Otonomi pendidikan baru akan memiliki arti ketika anak didik mampu bertumbuh, berkembang dan menyempurnakan diri melalui akuisisi pengetahuan, pembiasaan perilaku baik, pemahaman nilai, pembentukan karakter, yang disertai dengan rasa solidaritas dan kebebasan yang bertanggungjawab, bagi perkembangan diri sendiri maupun bagi kebaikan orang lain. Hanya melalui visi ini, otonomi pendidikan mampu menciptakan suasana demokratis yang membantu melahirkan warga negara yang terbuka dan mampu bekerja sama demi kebaikan bersama.

Kedua, otonomi sekolah merupakan sebuah sintesis antara kebijakan makro (visi dan kebijakan Menteri Pendidikan tentang Tujuan pendidikan nasional dan perangkat praktis ke arah sana), dan kebijakan mikro (sistem organisasi sekolah, pengayaan kurikulum, tanggungjawab sekolah atas program formasi, dll). Dalam level mikro inilah orang tua sungguh-sungguh dilibatkan dalam proses formasi anak didik dengan memberikan masukan, usulan dalam program kurikuler yang dipilih dan ditawarkan oleh sekolah. Orang tua semestinya menjadi partner dalam proses formasi anak didik. Di sini komunikasi pendidikan dan transparansi dijiwai dengan semangat demokratis, keterbukaan, disertai dengan kepekaan akan kebutuhan masyarakat lokal.

Komunikasi pendidikan yang memperhatikan berbagai dimensi relasional antara pihak-pihak yang terkait dengan proses formasi (orang tua, pendidik, sekolah, masyarakat, dll) merupakan jalinan relasional kompleks yang saling menghargai otonomi serta peran serta masing-masing dalam kerangka pendidikan.

Karena itu, otonomi pendidikan tidak sekedar dipahami dari kacamata ekonomis yang menjadikan orang tua, dalam relasinya dengan lembaga pendidikan sekedar sebagi obyek penarikan dana, melainkan juga melibatkan dimensi partisipatif (kesinambungan pendampingan orang tua pada anak didik pasca-sekolah), komunikatif (sistem kontrol dan propositif atas transparansi keuangan dan perencanaan program formatif sekolah), konsiliatif (keterbukaan untuk menerima masukan dari masyarakat berkaitan dengan program pendidikan yang ditawarkan).

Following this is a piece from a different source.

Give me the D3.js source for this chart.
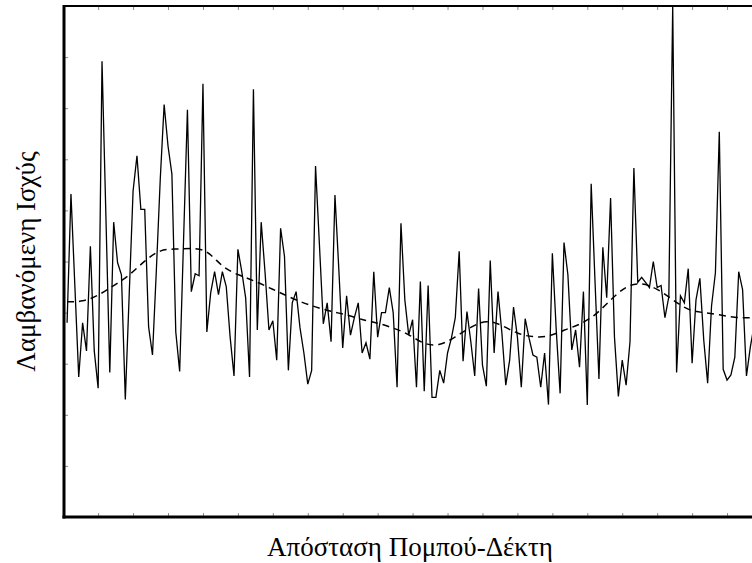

Sekolah yang memiliki otonomi, jika dipahami lewat kaca mata seperti ini akan menjadi pembaharu dalam arti yang sesungguhnya, dan menghilangkan tiga jenis penyakit pendidikan yang muncul dalam konteks pendidikan terpusat (sentralistis), seperti, inefisiensi (buang banyak uang dan tidak produktif), kemandulan produksi (dalam arti menjadi mesin yang memproduksi kekosongan, menghasilkan pemahaman pengetahuan yang tidak mendalam, pemborosan otak anak didik), serta anti demokrasi (tidak adanya kesempatan menerima pendidikan yang sama, drop out karena miskin, konsep tentang anak didik yang abstrak dan jauh dari lingkungan).

Otonomi pendidikan jika dipahami secara sempit sekedar sebagai sebuah otonomi (=kesewenangan) dalam menarik dana dari masyarakat pada gilirannya akan menjadi bumerang bagi dunia pendidikan itu sendiri.

Mengingat nilai-nilai demokrasi yang dipertaruhkan, dalam sistem pendidikan yang elitis dan sektarian seperti ini, pemerintah perlu mengusahakan dijaminnya hak-hak kaum miskin untuk tetap dapat mengenyam pendidikan yang dalam sistem pendidikan sekarang ini semakin tersingkirkan dari dunia pendidikan.

Mengharapkan anak didik untuk menjadi ‘aktor’ dalam lingkup budaya yang dihidupinya, memimpikan otonomi pendidikan yang memiliki jiwa demokratis kiranya sebuah usaha yang tak pernah boleh berhenti kita usahakan.

Doni Koesoema, A Penulis adalah mahasiswa jurusan ilmu pendidikan dan pengembangan profesional Universitas Salesian, Roma.